Boulos terminou a fala cumprimentando Mônica Benício, a viúva da vereadora Marielle Franco, assassinada em março no Rio de Janeiro. "Marielle", gritou. O público respondeu: "presente!".

Depois, foi sabatinado por membros do movimento estudantil sobre temas como a descriminalização do aborto e políticas afirmativas raciais. "Já que divulgaram que vai ter litrão, vamos ter que ter litrão", anunciou afinal o candidato no microfone, antes de descer do palco.

Deixando de lado os clássicos pastel e pingado, fez fotos com o público bebendo Brahma em um copo americano decorado com um adesivo pela legalização da maconha —entregue por um estudante de jaqueta militar e meias estampadas com um arco-íris "fora Temer". Depois, trocou por um copo de plástico enquanto circulava entre as mesas ("este aqui tá mais gelado", disse a um assessor que tentava lhe devolver o de vidro após uma das fotos).

Nas redes sociais, uma das principais críticas a Boulos é de que sua candidatura seria identificada apenas com a esquerda universitária, uma "candidatura de DCE [Diretório Central dos Estudantes]". Nesta terça, no Twitter, uma usuária fez piada: "Guilherme Boulos está lançando hoje sua candidatura ao DCE Honestino Guimarães acompanhem", escreveu.

Questionado sobre fazer um evento para um público que é cativo de seu partido, o candidato afirmou que era importante "renovar o compromisso com a juventude" e disse que ali não havia apenas estudantes. "A verdade é que aqui tinha a juventude das universidades, e é muito importante a gente estar renovando o compromisso com a juventude. Essa candidatura é a única que vem falar olho no olho com as pessoas", disse. "A gente talvez seja a candidatura que faz eventos em ambientes 'não controlados' entre todas as candidaturas."

Minoria frente à militância universitária, o evento também reuniu membros do MTST, que percorreram os 38km entre Planaltina (região administrativa do DF) e o Plano Piloto em caravana do movimento. "Ele apoia todas as famílias que necessitam de moradia digna", diz a doméstica Ana Maria Marques, 40, que veio com a filha Penélope, de seis meses.

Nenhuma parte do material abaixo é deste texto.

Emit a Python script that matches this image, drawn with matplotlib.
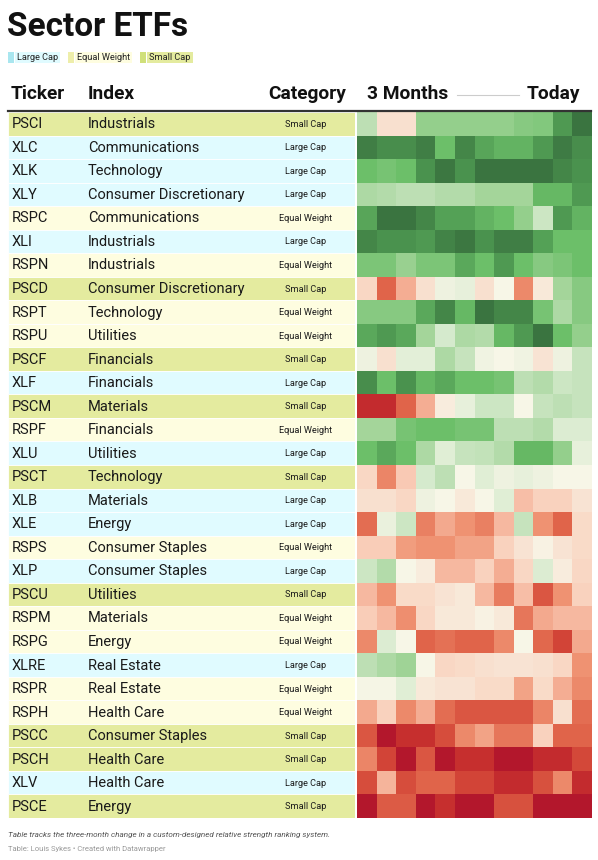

O aposentado Hudson, 65, era um dos poucos que não estava lá para acompanhar o evento do candidato. Numa mesinha de canto, acumulava às 20h quatro garrafas de Original. "Vim só tomar minha cervejinha. Eu não voto não, não tem nada que valha a pena", afirmou.

Boulos deixou o bar por volta das 21h, recusando convite de Kaio para se sentar à mesa dos militantes. "O que eu mais queria agora era tomar uma, mas não vai dar", respondeu, afirmando que teria que pegar um voo às 6h do dia seguinte para cumprir agenda em São Paulo.

Entre os não-militantes, um dos mais satisfeitos era Alonso José da Silva, 44, há 21 anos dono do bar conhecido como PDS. As vendas de cerveja subiram 20% em relação às terças-feiras comuns. "Tinha que ter um evento desses aqui toda semana", afirmou ele, que diz estar acompanhando os debates na televisão para decidir seu voto.